2 Donate Your Placenta
Many of you only know about "stem cells" due to the controversy they cause, particularly in the U.S., where the funding of stem cell research has been criticized by abortion opponents. But if you're not sure what exactly they are or why they're important, in short, stems cells are special cells that can turn into any other kind of cell, which has massive implications for medicine (note: you are made entirely of cells).
And there are many ways to obtain all kinds of these life-saving stem cells. For example, did you know that a specific type of stem cell is produced in huge concentrations within the human body and used in a variety of life-saving medical procedures, and right now we're tossing them in the trash?

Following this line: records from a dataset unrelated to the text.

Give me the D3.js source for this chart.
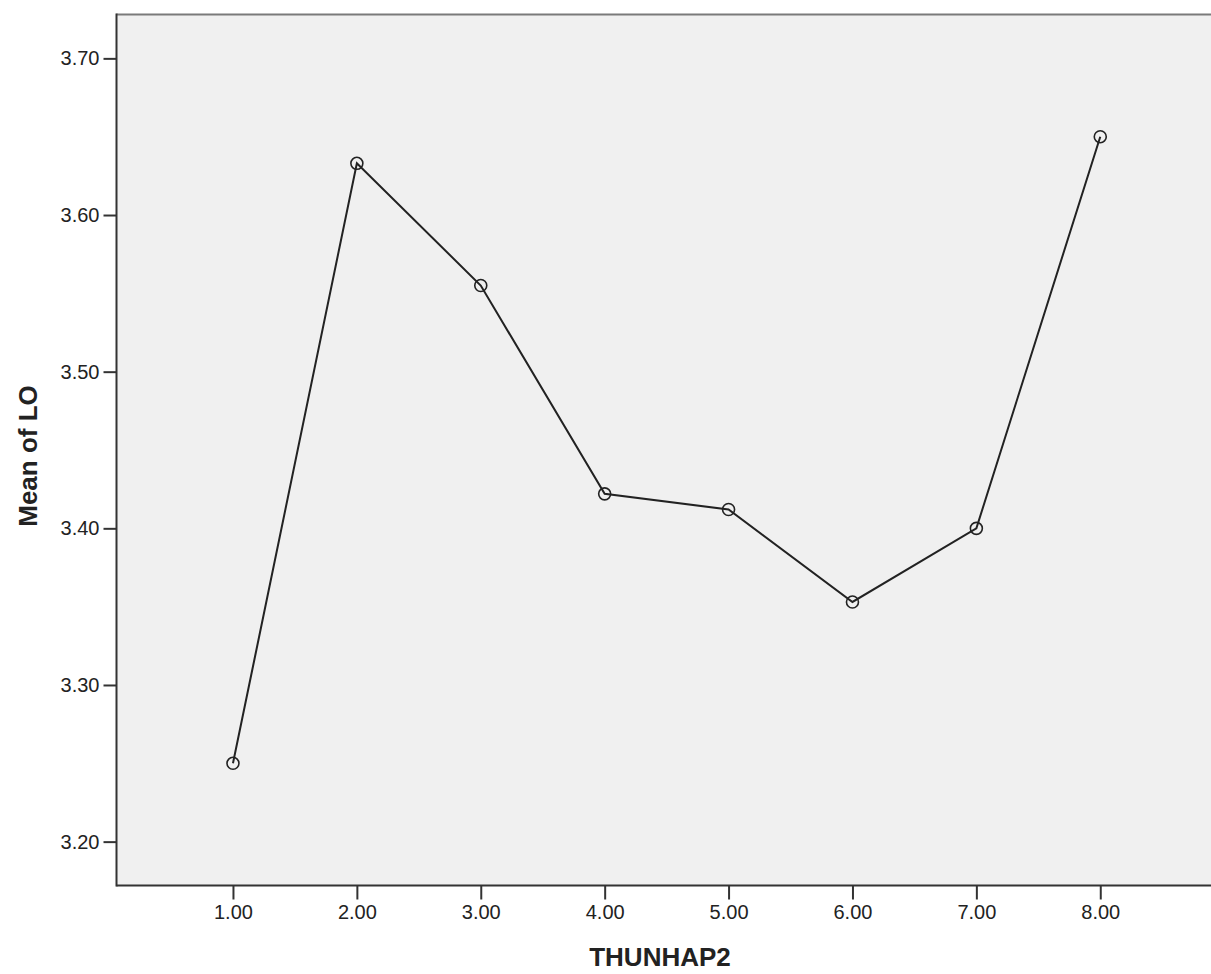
<!DOCTYPE html>
<html>
<head>
<meta charset="utf-8">
<script src="https://cdn.jsdelivr.net/npm/d3@7"></script>
<style>
  body { margin: 0; background: #fff; }
  svg text { font-family: "Liberation Sans", Arial, sans-serif; fill: #222; }
  .tick text { font-size: 20px; }
  .axis-title { font-size: 26px; font-weight: bold; }
</style>
</head>
<body>
<svg id="chart" width="1211" height="974"></svg>
<script>
// data
var categories = [1, 2, 3, 4, 5, 6, 7, 8];
var meanLO = [3.250, 3.633, 3.555, 3.422, 3.412, 3.353, 3.400, 3.650];
var yTicks = [3.20, 3.30, 3.40, 3.50, 3.60, 3.70];
var xTitle = "THUNHAP2";
var yTitle = "Mean of LO";

var svg = d3.select("#chart");
var plotL = 116.5, plotT = 14.5, plotB = 885.5, plotR = 1214;

var x = d3.scaleLinear().domain([0.06, 8.9]).range([plotL, plotL + (8.9 - 0.06) * 123.9]);
var y = d3.scaleLinear().domain([3.172, 3.728]).range([plotB, plotT]);

// plot background
svg.append("rect")
    .attr("x", plotL).attr("y", plotT)
    .attr("width", plotR - plotL).attr("height", plotB - plotT)
    .attr("fill", "#f0f0f0");

// top frame line (gray)
svg.append("line")
    .attr("x1", plotL).attr("x2", plotR)
    .attr("y1", plotT).attr("y2", plotT)
    .attr("stroke", "#7a7a7a").attr("stroke-width", 2);

// axes
var yAxis = d3.axisLeft(y).tickValues(yTicks).tickFormat(d3.format(".2f")).tickSize(13).tickPadding(4);
var gy = svg.append("g").attr("transform", "translate(" + plotL + ",0)").call(yAxis);

var xAxis = d3.axisBottom(x).tickValues(categories).tickFormat(d3.format(".2f")).tickSize(14).tickPadding(5);
var gx = svg.append("g").attr("transform", "translate(0," + plotB + ")").call(xAxis);

[gy, gx].forEach(function (g) {
    g.attr("font-size", null).attr("font-family", null);
    g.select(".domain").attr("stroke", "#333").attr("stroke-width", 2);
    g.selectAll(".tick line").attr("stroke", "#333").attr("stroke-width", 2);
    g.selectAll(".tick text").attr("fill", "#222");
});
gx.select(".domain").attr("d", "M" + plotL + ",0H" + plotR);
gy.select(".domain").attr("d", "M0," + (plotT - 1) + "V" + (plotB + 1));

// line
var line = d3.line()
    .x(function (d, i) { return x(categories[i]); })
    .y(function (d) { return y(d); });

svg.append("path")
    .datum(meanLO)
    .attr("d", line)
    .attr("fill", "none")
    .attr("stroke", "#222")
    .attr("stroke-width", 2);

// markers
svg.selectAll("circle.pt").data(meanLO)
    .enter().append("circle")
    .attr("class", "pt")
    .attr("cx", function (d, i) { return x(categories[i]); })
    .attr("cy", function (d) { return y(d); })
    .attr("r", 6)
    .attr("fill", "none")
    .attr("stroke", "#222")
    .attr("stroke-width", 1.6);

// titles
svg.append("text")
    .attr("class", "axis-title")
    .attr("x", 660).attr("y", 966)
    .attr("text-anchor", "middle")
    .text(xTitle);

svg.append("text")
    .attr("class", "axis-title")
    .attr("transform", "translate(37," + 456 + ") rotate(-90)")
    .attr("text-anchor", "middle")
    .text(yTitle);
</script>
</body>
</html>
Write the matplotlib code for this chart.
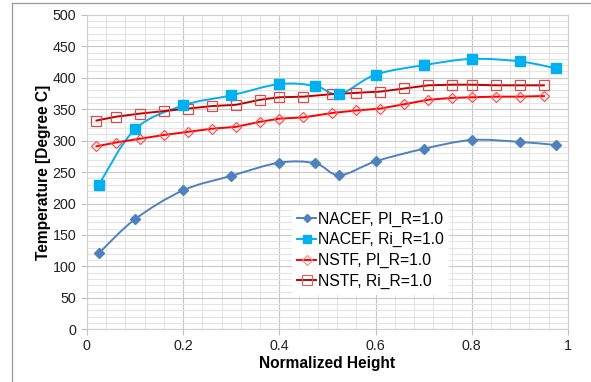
import matplotlib
matplotlib.use('Agg')
import matplotlib.pyplot as plt
import numpy as np
from matplotlib.path import Path
from matplotlib.patches import PathPatch
from matplotlib.lines import Line2D
from matplotlib.ticker import MultipleLocator

plt.rcParams['font.family'] = ['Liberation Sans', 'DejaVu Sans']

# NACEF data (smoothed lines in the original)
nacef_x = [0.025, 0.1, 0.2, 0.3, 0.4, 0.475, 0.525, 0.6, 0.7, 0.8, 0.9, 0.975]
nacef_pl = [121, 175, 221, 244, 265, 264, 245, 267, 287, 301, 298, 293]
nacef_ri = [230, 318, 356, 372, 390, 387, 374, 405, 420, 430, 426, 415]

# NSTF data
nstf_x = [0.02, 0.06, 0.11, 0.16, 0.21, 0.26, 0.31, 0.36, 0.40, 0.45,
          0.51, 0.56, 0.61, 0.66, 0.71, 0.76, 0.80, 0.85, 0.90, 0.95]
nstf_pl = [291, 297, 303, 309, 314, 319, 322, 330, 335, 337,
           344, 348, 351, 358, 365, 368, 369, 370, 370, 371]
nstf_ri = [332, 338, 343, 347, 351, 355, 357, 365, 369, 370,
           374, 376, 378, 383, 388, 389, 389, 388, 388, 388]

labels = ['NACEF, Pl_R=1.0', 'NACEF, Ri_R=1.0',
          'NSTF, Pl_R=1.0', 'NSTF, Ri_R=1.0']
xticks = [0, 0.2, 0.4, 0.6, 0.8, 1]
xticklabels = ['0', '0.2', '0.4', '0.6', '0.8', '1']


def smooth_path(x, y):
    """Catmull-Rom style bezier path through the points (like Excel smoothing)."""
    p = np.column_stack([x, y]).astype(float)
    n = len(p)
    verts = [p[0]]
    codes = [Path.MOVETO]
    for i in range(n - 1):
        p0 = p[i - 1] if i > 0 else p[i]
        p3 = p[i + 2] if i + 2 < n else p[i + 1]
        c1 = p[i] + (p[i + 1] - p0) / 6.0
        c2 = p[i + 1] - (p3 - p[i]) / 6.0
        verts += [c1, c2, p[i + 1]]
        codes += [Path.CURVE4] * 3
    return Path(verts, codes)


fig = plt.figure(figsize=(5.91, 3.82), dpi=100)
ax = fig.add_axes([0.147, 0.138, 0.814, 0.823])

c_pl = '#4F81BD'
c_ri = '#00B0F0'

ax.add_patch(PathPatch(smooth_path(nacef_x, nacef_pl), fill=False,
                       edgecolor=c_pl, lw=1.4, zorder=3))
ax.plot(nacef_x, nacef_pl, ls='none', marker='D', ms=5, color=c_pl, zorder=4)
ax.add_patch(PathPatch(smooth_path(nacef_x, nacef_ri), fill=False,
                       edgecolor=c_ri, lw=1.4, zorder=3))
ax.plot(nacef_x, nacef_ri, ls='none', marker='s', ms=6.5, color=c_ri, zorder=4)

ax.plot(nstf_x, nstf_pl, color='#FF0000', lw=1.4, marker='D', ms=5,
        mfc='none', mec='#FF5050', mew=0.9, zorder=3)
ax.plot(nstf_x, nstf_ri, color='#C00000', lw=1.4, marker='s', ms=7,
        mfc='none', mec='#D05050', mew=0.9, zorder=3)

ax.set_xlim(0, 1)
ax.set_ylim(0, 500)
ax.set_xticks(xticks, xticklabels)
ax.xaxis.set_minor_locator(MultipleLocator(0.04))
ax.yaxis.set_major_locator(MultipleLocator(50))
ax.yaxis.set_minor_locator(MultipleLocator(10))
ax.grid(which='major', color='#C8C8C8', lw=0.8)
ax.grid(which='minor', color='#E4E4E4', lw=0.8)
ax.set_axisbelow(True)
ax.tick_params(which='major', length=4, color='#BFBFBF', labelsize=10.3,
               labelcolor='#222222')
ax.tick_params(axis='x', pad=3)
ax.tick_params(which='minor', length=0)
for s in ax.spines.values():
    s.set_color('#D0D0D0')
    s.set_linewidth(0.8)

ax.set_xlabel('Normalized Height', fontsize=11.2, fontweight='bold',
              labelpad=2)
ax.set_ylabel('Temperature [Degree C]', fontsize=11.2, fontweight='bold',
              labelpad=1)

handles = [
    Line2D([], [], color=c_pl, lw=1.4, marker='D', ms=4),
    Line2D([], [], color=c_ri, lw=1.4, marker='s', ms=6),
    Line2D([], [], color='#FF0000', lw=1.4, marker='D', ms=5, mfc='none',
           mec='#FF8080', mew=0.8),
    Line2D([], [], color='#C00000', lw=1.4, marker='s', ms=7, mfc='none',
           mec='#E06060', mew=0.8),
]
leg = ax.legend(handles, labels, loc='upper left',
                bbox_to_anchor=(0.426, 0.392), fontsize=11.3, frameon=True,
                fancybox=False, framealpha=1, edgecolor='none',
                handlelength=1.2, handletextpad=0.1, labelspacing=0.36,
                borderpad=0.35, borderaxespad=0)
leg.set_zorder(5)

# partial outer frame of the chart area
fig.add_artist(Line2D([12 / 591, 12 / 591], [0, 1 - 3 / 382],
                      transform=fig.transFigure, color='#999999', lw=0.9))
fig.add_artist(Line2D([12 / 591, 1], [1 - 3 / 382, 1 - 3 / 382],
                      transform=fig.transFigure, color='#999999', lw=0.9))

fig.savefig('out.png', dpi=100)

"Sounds great!" you're thinking. "Where are they?" We'll give you a clue: You A) throw it away in terror after your baby is born and B) make a pact with everyone in the maternity ward that it will never be mentioned again. We're talking about that demon pepperoni that feeds your bundle o' joy and your nightmares after childbirth: the placenta.
Yes, before you go tossing out (or chowing down on) that bloody flapjack that popped out of your or your significant other's nethers, know that science has discovered that the placenta is actually chock-full of perfectly good stem cells that can be used for medical research and treatment. The placenta and umbilical cord contain hematopoietic stem cells, which is a fancy name for cells that can literally create blood. They're the same type of cell that's extracted from your hip during bone marrow transplants, except the placenta conveniently flops out of the body during childbirth, rather than having to be painfully drawn out with a needle.
"Nurse, I distinctly said the BIG needle!"
The discovery is a big freaking deal, by the way, as hematopoietic stem cells can treat blood disorders like sickle cell anemia, immunodeficiency diseases like HIV, multiple forms of cancer, and more. It's been predicted that 1 in every 400 Americans will need hematopoietic stem cell treatments over the next 70 years. Thankfully, mothers are already producing a free side of stem cells with the birth of every bouncing baby.
So if you're pregnant, you're fully capable of contributing to a very necessary medical cause. All you need to do is follow this simple two-step process: 1) Find out if your birthing facility of choice accepts hematopoietic stem cell/cord blood donations and 2) tell them you want them to keep your placenta and umbilical cord. Congratulations! You have helped one person's life while simultaneously bringing another into the world. Just resist the urge to use your placenta as a spa facial or enjoy a lotus birth. (Seriously, don't click that Wikipedia link. It's like Basket Case, but real.)
It's basically a neonatal chain gang.